## begin Available data
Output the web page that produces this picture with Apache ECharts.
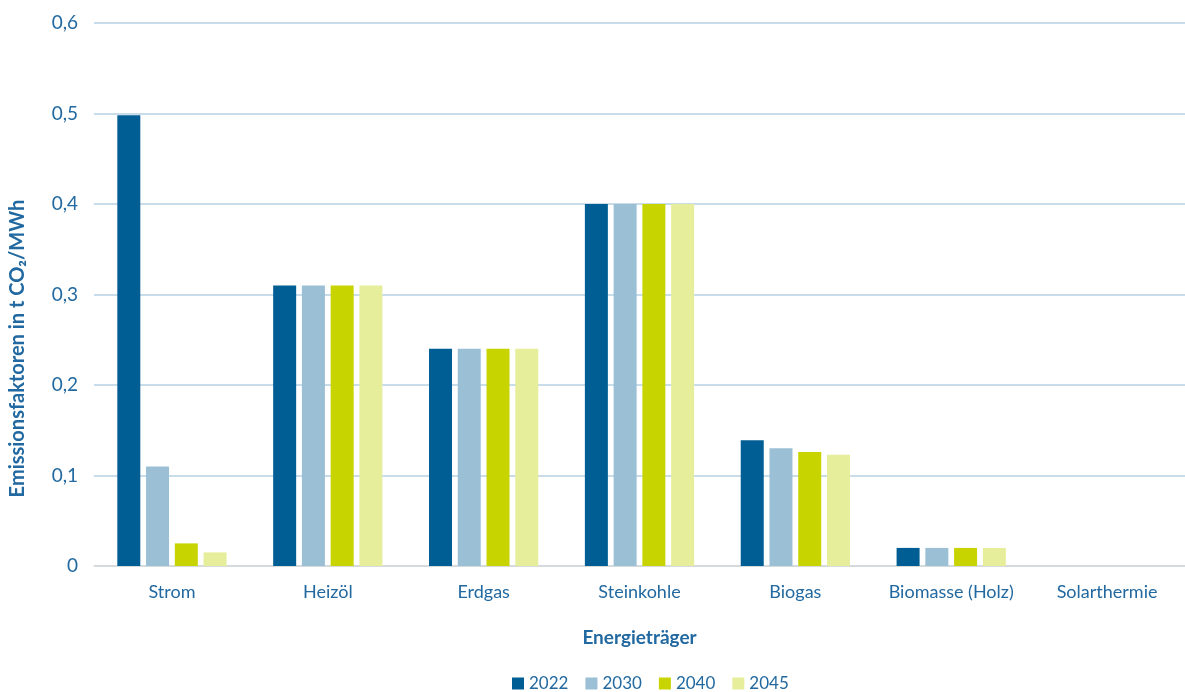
<!DOCTYPE html>
<html>
<head>
<meta charset="utf-8">
<script src="https://cdn.jsdelivr.net/npm/echarts@6/dist/echarts.min.js"></script>
<style>
  html, body { margin: 0; padding: 0; background: #fff; }
  #chart { width: 1185px; height: 692px; }
</style>
</head>
<body>
<div id="chart"></div>
<script>
var categories = ['Strom', 'Heizöl', 'Erdgas', 'Steinkohle', 'Biogas', 'Biomasse (Holz)', 'Solarthermie'];
var years = ['2022', '2030', '2040', '2045'];
var values2022 = [0.498, 0.31, 0.24, 0.40, 0.139, 0.02, 0];
var values2030 = [0.11, 0.31, 0.24, 0.40, 0.130, 0.02, 0];
var values2040 = [0.025, 0.31, 0.24, 0.40, 0.126, 0.02, 0];
var values2045 = [0.015, 0.31, 0.24, 0.40, 0.123, 0.02, 0];
var colors = ['#005e94', '#9bbfd5', '#c8d400', '#e7ee9b'];
var textColor = '#2169a0';
var font = 'Lato, "Open Sans", sans-serif';

var chart = echarts.init(document.getElementById('chart'));
var allValues = [values2022, values2030, values2040, values2045];
var series = years.map(function (y, i) {
    return {
        name: y,
        type: 'bar',
        data: allValues[i],
        barWidth: 23,
        barGap: '25%',
        itemStyle: { color: colors[i] }
    };
});

chart.setOption({
    animation: false,
    color: colors,
    textStyle: { fontFamily: font },
    grid: { left: 94, width: 1098, top: 23, bottom: 126, containLabel: false },
    legend: {
        data: years,
        top: 670,
        left: 507,
        itemWidth: 12,
        itemHeight: 12,
        itemGap: 17,
        icon: 'rect',
        textStyle: { color: textColor, fontSize: 17, fontFamily: font }
    },
    xAxis: {
        type: 'category',
        data: categories,
        name: 'Energieträger',
        nameLocation: 'middle',
        nameGap: 62,
        nameTextStyle: { color: textColor, fontSize: 19, fontWeight: 'bold', fontFamily: font },
        axisLine: { lineStyle: { color: '#d9d9d9', width: 1.5 } },
        axisTick: { show: false },
        axisLabel: { color: textColor, fontSize: 18, margin: 17, fontFamily: font, interval: 0 }
    },
    yAxis: {
        type: 'value',
        min: 0,
        max: 0.6,
        interval: 0.1,
        name: 'Emissionsfaktoren in t CO₂/MWh',
        nameLocation: 'middle',
        nameGap: 66,
        nameTextStyle: { color: textColor, fontSize: 20, fontWeight: 'bold', fontFamily: font, padding: [0, 108, 0, 0] },
        axisLine: { show: false },
        axisTick: { show: false },
        axisLabel: {
            color: textColor,
            fontSize: 19,
            margin: 16,
            fontFamily: font,
            formatter: function (v) {
                return v === 0 ? '0' : v.toFixed(1).replace('.', ',');
            }
        },
        splitLine: { lineStyle: { color: '#b6d0e2', width: 1.5 } }
    },
    series: series
});
</script>
</body>
</html>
## end Available data
Directions =>
Quote every line word for word and keep the images out of the copy.

Final result =>
Output the web page that produces this picture with Apache ECharts.
<!DOCTYPE html>
<html>
<head>
<meta charset="utf-8">
<script src="https://cdn.jsdelivr.net/npm/echarts@6/dist/echarts.min.js"></script>
<style>
  html, body { margin: 0; padding: 0; background: #fff; }
  #chart { width: 1185px; height: 692px; }
</style>
</head>
<body>
<div id="chart"></div>
<script>
var categories = ['Strom', 'Heizöl', 'Erdgas', 'Steinkohle', 'Biogas', 'Biomasse (Holz)', 'Solarthermie'];
var years = ['2022', '2030', '2040', '2045'];
var values2022 = [0.498, 0.31, 0.24, 0.40, 0.139, 0.02, 0];
var values2030 = [0.11, 0.31, 0.24, 0.40, 0.130, 0.02, 0];
var values2040 = [0.025, 0.31, 0.24, 0.40, 0.126, 0.02, 0];
var values2045 = [0.015, 0.31, 0.24, 0.40, 0.123, 0.02, 0];
var colors = ['#005e94', '#9bbfd5', '#c8d400', '#e7ee9b'];
var textColor = '#2169a0';
var font = 'Lato, "Open Sans", sans-serif';

var chart = echarts.init(document.getElementById('chart'));
var allValues = [values2022, values2030, values2040, values2045];
var series = years.map(function (y, i) {
    return {
        name: y,
        type: 'bar',
        data: allValues[i],
        barWidth: 23,
        barGap: '25%',
        itemStyle: { color: colors[i] }
    };
});

chart.setOption({
    animation: false,
    color: colors,
    textStyle: { fontFamily: font },
    grid: { left: 94, width: 1098, top: 23, bottom: 126, containLabel: false },
    legend: {
        data: years,
        top: 670,
        left: 507,
        itemWidth: 12,
        itemHeight: 12,
        itemGap: 17,
        icon: 'rect',
        textStyle: { color: textColor, fontSize: 17, fontFamily: font }
    },
    xAxis: {
        type: 'category',
        data: categories,
        name: 'Energieträger',
        nameLocation: 'middle',
        nameGap: 62,
        nameTextStyle: { color: textColor, fontSize: 19, fontWeight: 'bold', fontFamily: font },
        axisLine: { lineStyle: { color: '#d9d9d9', width: 1.5 } },
        axisTick: { show: false },
        axisLabel: { color: textColor, fontSize: 18, margin: 17, fontFamily: font, interval: 0 }
    },
    yAxis: {
        type: 'value',
        min: 0,
        max: 0.6,
        interval: 0.1,
        name: 'Emissionsfaktoren in t CO₂/MWh',
        nameLocation: 'middle',
        nameGap: 66,
        nameTextStyle: { color: textColor, fontSize: 20, fontWeight: 'bold', fontFamily: font, padding: [0, 108, 0, 0] },
        axisLine: { show: false },
        axisTick: { show: false },
        axisLabel: {
            color: textColor,
            fontSize: 19,
            margin: 16,
            fontFamily: font,
            formatter: function (v) {
                return v === 0 ? '0' : v.toFixed(1).replace('.', ',');
            }
        },
        splitLine: { lineStyle: { color: '#b6d0e2', width: 1.5 } }
    },
    series: series
});
</script>
</body>
</html>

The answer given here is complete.